A VISION OF QUEER

CIRQUE, and our work within it, arises from our faith in queer’s potential to inspire and ground a broad and wide-ranging research programme with remarkable potential for intellectual as well as social, ethical and political innovation.

From its earliest theorizations, inspired by a daringly anti-essentialist feminism, the deconstruction of identities and the questioning of performances have been singled out as the defining objects of queer enquiries. Queer’s relationship with LGBT studies, productive though it may have proved over the last decades, is neither necessary nor a key defining factor, since the application of queer’s two strategies of critique proves enlightening and productive well beyond the categories of sex and gender.

At the most abstract, and at the same time most concrete level, their joint engagement allows us to interrogate in the most radical way the categories through which every society determines the destiny of its members, and to dismantle the machinery of domination and exclusion which is implicit in them and which is deployed through them.

In contemporary Western society this machinery does not hinge solely on the categories of sex and gender. A veritable ecosystem of marginal individuals, losers, and misfits throngs the boundaries of our field of vision and demands to be seen, to be acknowledged as true, existing, real.

In some cases, this proves relatively easy: we are accustomed to employing categories like “migrant”, “precarious worker” or “disabled person”, and to respecting the people they refer to.

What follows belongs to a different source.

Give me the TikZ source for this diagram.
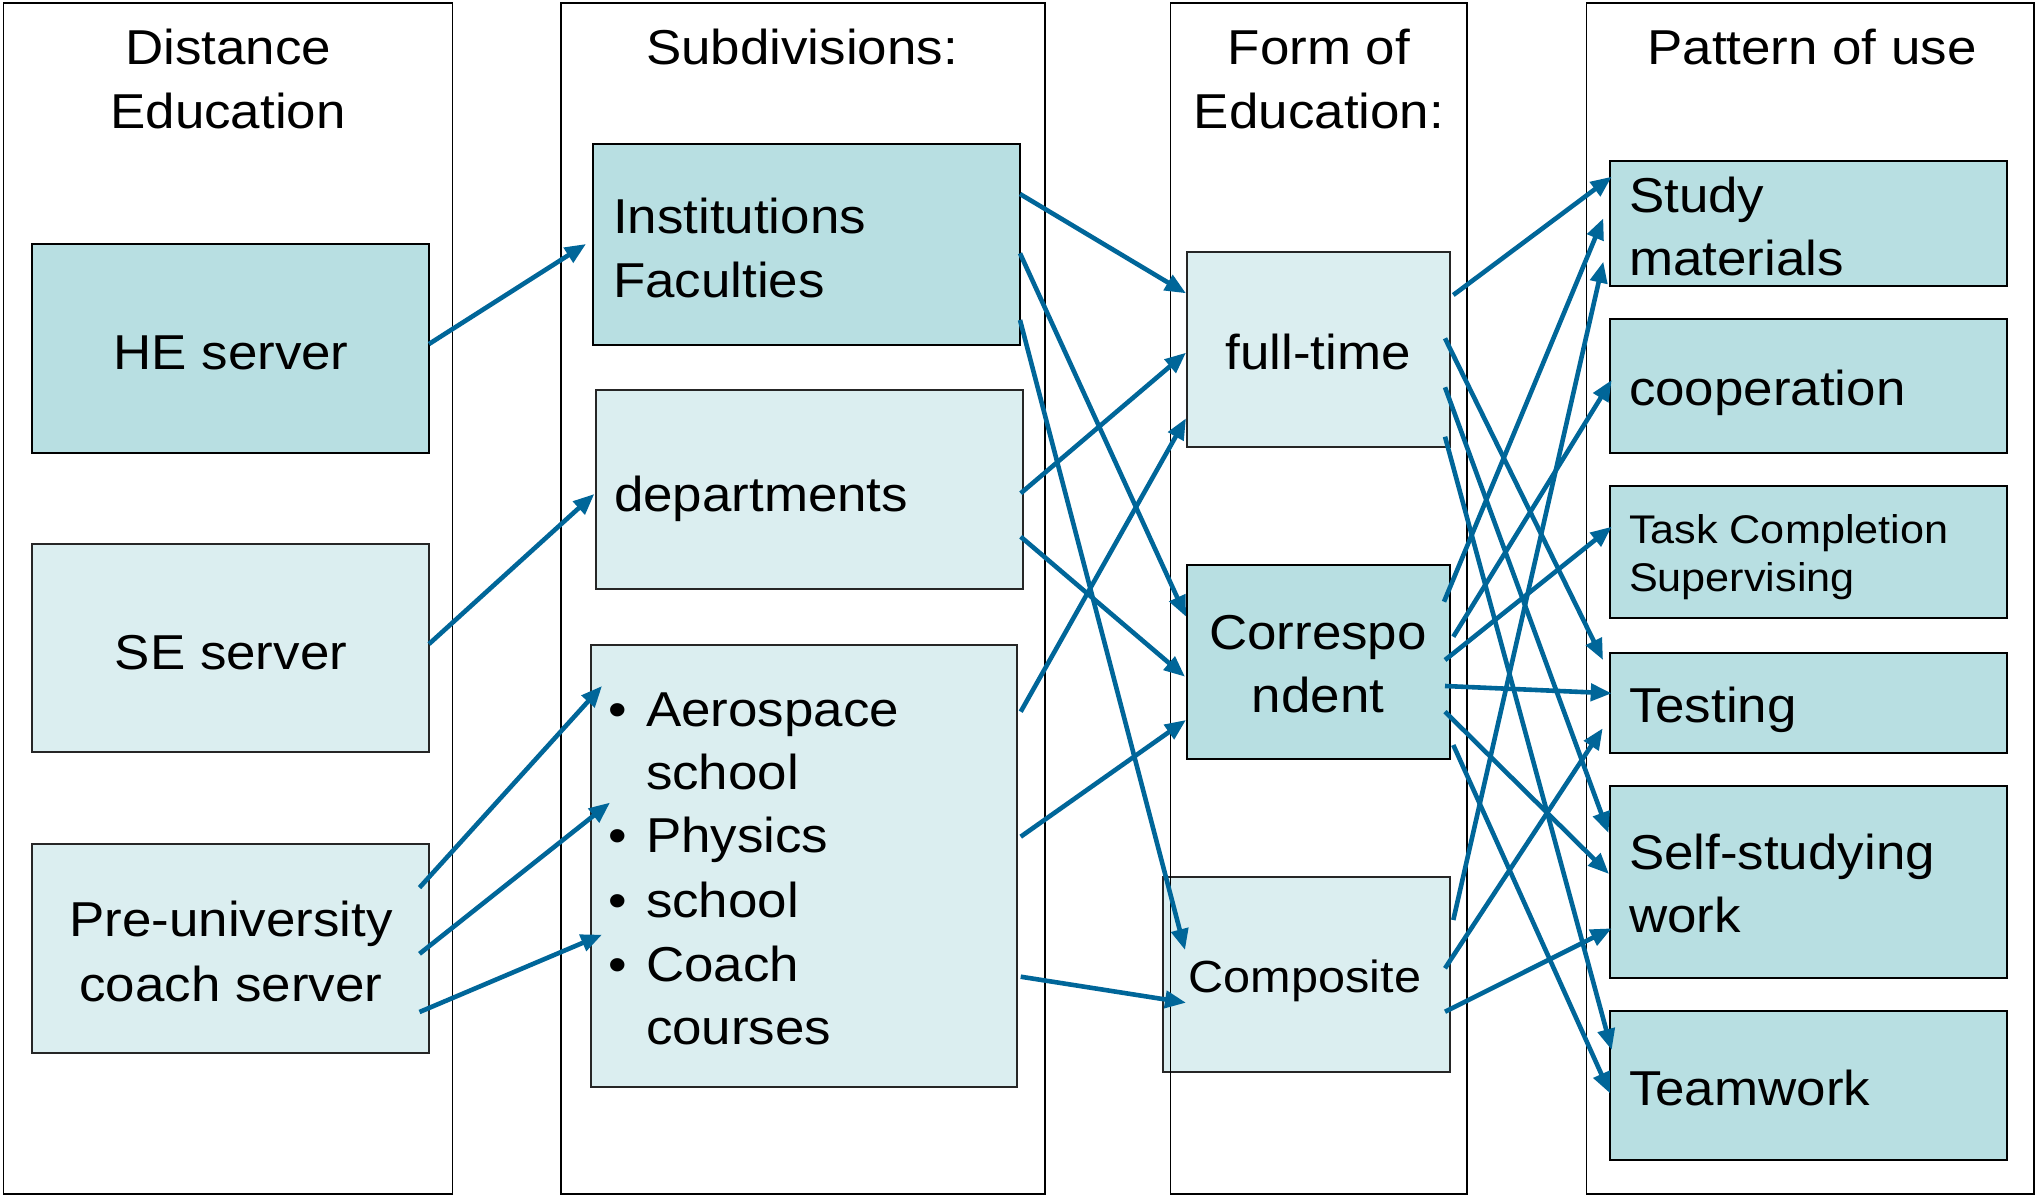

But a host of others escape our awareness, and consequently our perception: our gaze is unable to take in our colleague with Asperger’s, the cat lady with her bowls, the countless other atypical existential configurations which right next to us strive to survive in a world which not only was never built to fit them, but is organized on the assumption of their nonexistence.

In this regard it is vital to bear in mind that the Enlightenment project of universal rights was based from the outset on a machinery of standardization and homologation which produces subjects to whom rights can be ascribed, and therefore subordinates the enjoyment of any right to the willingness and ability to present oneself recognizably as the product of that machinery (as rational, as normal, as human…). This machinery is the most general and at the same time most tangible object of a truly radical queer critique.

In a true project of inclusion the intellectual and political components of queer cannot be separated: only by understanding someone on their own terms is it possible to include them in something which is not a prison. And, to us, this is what is most valuable in a rigorous and creative return to the roots of queer.

We would like to begin with etymology: with queer as weird, crooked, inassimilable, incomprehensible, alien, in relation to a context of predictable uniformity and to any pressure to conform, no matter how covert or violent. But what matters most to us is a critique of categories and of their performances whose ultimate aim is to expose the identitarian blackmail in the most daring and most uncompromising terms, to free subjects from the performances which constitute them, and to replace sameness with differences as the criterion for inclusion.